>> START Extracted information

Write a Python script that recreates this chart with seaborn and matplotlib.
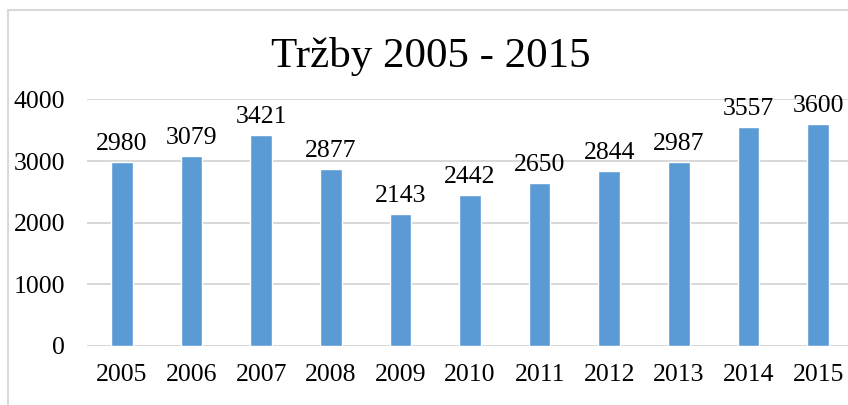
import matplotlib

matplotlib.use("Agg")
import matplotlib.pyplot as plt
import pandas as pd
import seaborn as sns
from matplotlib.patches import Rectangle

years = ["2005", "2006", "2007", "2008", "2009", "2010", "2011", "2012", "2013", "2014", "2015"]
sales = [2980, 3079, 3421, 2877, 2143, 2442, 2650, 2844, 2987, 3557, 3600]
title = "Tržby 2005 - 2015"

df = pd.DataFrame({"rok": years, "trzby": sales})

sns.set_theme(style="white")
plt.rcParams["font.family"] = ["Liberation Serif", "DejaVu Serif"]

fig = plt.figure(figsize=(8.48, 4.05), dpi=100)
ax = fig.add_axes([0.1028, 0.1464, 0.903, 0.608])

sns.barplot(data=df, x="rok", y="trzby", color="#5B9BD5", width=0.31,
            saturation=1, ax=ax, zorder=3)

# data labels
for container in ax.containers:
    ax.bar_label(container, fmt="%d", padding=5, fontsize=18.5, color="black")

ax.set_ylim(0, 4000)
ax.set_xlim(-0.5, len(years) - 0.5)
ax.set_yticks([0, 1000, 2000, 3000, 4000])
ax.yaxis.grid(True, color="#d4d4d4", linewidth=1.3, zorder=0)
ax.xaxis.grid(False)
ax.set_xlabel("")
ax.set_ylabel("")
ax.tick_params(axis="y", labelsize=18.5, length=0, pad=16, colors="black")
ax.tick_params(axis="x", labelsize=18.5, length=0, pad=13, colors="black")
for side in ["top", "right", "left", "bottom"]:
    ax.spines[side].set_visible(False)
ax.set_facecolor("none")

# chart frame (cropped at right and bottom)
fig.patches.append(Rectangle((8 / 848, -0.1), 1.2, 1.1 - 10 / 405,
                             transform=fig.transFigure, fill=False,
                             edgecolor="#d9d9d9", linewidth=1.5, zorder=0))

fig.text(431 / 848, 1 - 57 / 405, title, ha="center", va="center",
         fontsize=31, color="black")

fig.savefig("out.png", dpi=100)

>> END Extracted information
>> START Extracted information

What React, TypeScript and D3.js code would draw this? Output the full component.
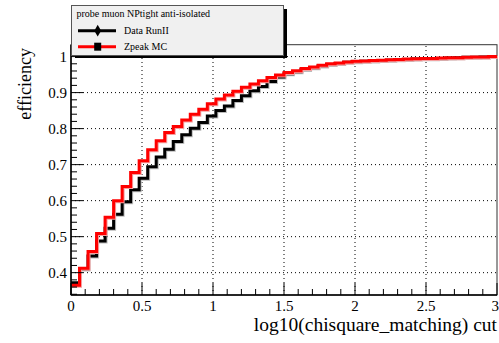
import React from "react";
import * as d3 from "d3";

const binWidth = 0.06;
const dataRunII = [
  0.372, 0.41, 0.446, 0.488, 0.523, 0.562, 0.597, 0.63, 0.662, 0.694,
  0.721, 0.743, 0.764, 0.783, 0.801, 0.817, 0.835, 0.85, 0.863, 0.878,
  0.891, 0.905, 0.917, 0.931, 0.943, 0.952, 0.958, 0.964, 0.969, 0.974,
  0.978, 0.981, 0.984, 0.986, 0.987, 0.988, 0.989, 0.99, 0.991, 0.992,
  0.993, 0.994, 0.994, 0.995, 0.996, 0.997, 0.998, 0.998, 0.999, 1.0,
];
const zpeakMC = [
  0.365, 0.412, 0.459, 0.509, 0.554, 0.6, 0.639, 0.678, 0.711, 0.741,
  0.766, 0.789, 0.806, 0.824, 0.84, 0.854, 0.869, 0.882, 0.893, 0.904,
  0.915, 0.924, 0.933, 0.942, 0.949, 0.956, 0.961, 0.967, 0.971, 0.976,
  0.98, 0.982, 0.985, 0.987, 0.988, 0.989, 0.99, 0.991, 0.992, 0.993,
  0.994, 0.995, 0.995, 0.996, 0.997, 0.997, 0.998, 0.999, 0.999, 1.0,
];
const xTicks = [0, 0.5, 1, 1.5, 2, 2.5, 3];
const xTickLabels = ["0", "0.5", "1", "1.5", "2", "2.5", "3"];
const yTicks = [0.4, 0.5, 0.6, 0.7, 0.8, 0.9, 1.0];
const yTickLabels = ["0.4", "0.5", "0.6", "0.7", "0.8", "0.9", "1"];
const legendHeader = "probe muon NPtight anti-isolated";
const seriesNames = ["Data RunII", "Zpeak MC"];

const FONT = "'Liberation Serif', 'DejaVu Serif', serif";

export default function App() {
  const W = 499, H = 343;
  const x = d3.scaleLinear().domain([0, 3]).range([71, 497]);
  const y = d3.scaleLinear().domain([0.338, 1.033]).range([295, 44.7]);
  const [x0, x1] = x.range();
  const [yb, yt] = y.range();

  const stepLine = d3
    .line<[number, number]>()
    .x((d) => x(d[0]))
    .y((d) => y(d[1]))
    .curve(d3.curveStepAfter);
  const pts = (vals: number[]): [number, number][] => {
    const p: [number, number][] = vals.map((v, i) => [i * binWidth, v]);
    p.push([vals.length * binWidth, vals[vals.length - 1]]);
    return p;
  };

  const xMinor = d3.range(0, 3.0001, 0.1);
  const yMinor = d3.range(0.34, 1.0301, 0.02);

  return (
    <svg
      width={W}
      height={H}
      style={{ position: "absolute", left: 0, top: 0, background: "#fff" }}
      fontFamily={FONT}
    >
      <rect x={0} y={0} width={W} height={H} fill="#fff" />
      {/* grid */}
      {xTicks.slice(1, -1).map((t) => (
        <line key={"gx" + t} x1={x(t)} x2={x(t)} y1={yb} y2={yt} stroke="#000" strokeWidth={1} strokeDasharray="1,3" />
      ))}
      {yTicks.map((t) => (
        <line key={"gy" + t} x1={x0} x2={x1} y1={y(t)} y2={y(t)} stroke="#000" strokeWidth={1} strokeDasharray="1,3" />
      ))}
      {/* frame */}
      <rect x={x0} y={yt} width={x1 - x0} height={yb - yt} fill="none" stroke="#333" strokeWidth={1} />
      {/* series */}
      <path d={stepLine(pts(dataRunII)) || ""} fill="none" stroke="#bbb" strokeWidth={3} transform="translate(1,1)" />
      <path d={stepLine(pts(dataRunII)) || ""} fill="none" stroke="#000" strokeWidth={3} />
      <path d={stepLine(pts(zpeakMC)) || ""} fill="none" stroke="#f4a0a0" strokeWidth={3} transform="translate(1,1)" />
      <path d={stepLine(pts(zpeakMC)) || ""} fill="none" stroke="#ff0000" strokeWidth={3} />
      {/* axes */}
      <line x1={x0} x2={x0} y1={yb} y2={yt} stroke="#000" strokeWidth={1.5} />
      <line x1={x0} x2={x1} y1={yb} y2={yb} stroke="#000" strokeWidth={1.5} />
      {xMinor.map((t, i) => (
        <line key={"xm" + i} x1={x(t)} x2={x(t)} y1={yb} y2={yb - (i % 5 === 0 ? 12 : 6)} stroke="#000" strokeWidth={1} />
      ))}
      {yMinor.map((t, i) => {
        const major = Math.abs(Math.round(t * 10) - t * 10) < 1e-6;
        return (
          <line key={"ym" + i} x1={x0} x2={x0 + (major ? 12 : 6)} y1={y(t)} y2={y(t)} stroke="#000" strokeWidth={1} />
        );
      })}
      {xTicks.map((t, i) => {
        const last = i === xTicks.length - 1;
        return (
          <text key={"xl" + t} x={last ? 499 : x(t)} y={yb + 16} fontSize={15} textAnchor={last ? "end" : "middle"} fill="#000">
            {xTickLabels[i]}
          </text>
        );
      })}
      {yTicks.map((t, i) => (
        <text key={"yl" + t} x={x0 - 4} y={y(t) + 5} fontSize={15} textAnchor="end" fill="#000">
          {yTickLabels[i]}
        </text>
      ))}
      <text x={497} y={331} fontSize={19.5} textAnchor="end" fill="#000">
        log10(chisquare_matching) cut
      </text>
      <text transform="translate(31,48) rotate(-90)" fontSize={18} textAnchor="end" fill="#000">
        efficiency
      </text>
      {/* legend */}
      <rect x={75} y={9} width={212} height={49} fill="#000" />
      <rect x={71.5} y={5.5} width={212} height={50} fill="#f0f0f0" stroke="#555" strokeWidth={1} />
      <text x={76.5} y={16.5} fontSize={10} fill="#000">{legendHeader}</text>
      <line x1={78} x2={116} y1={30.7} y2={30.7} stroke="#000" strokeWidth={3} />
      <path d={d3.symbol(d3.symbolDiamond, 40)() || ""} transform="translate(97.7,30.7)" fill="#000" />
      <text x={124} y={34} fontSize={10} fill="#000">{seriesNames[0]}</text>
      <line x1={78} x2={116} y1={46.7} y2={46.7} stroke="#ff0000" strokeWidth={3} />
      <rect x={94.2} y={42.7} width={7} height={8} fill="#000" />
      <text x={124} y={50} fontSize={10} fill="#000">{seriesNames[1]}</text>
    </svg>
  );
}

>> END Extracted information

_Given instruction_
Pictures stay out: repeat exactly only the lines from the one with "What React, TypeScript" through the one with "import * as".

_Task response_
What React, TypeScript and D3.js code would draw this? Output the full component.
import React from "react";
import * as d3 from "d3";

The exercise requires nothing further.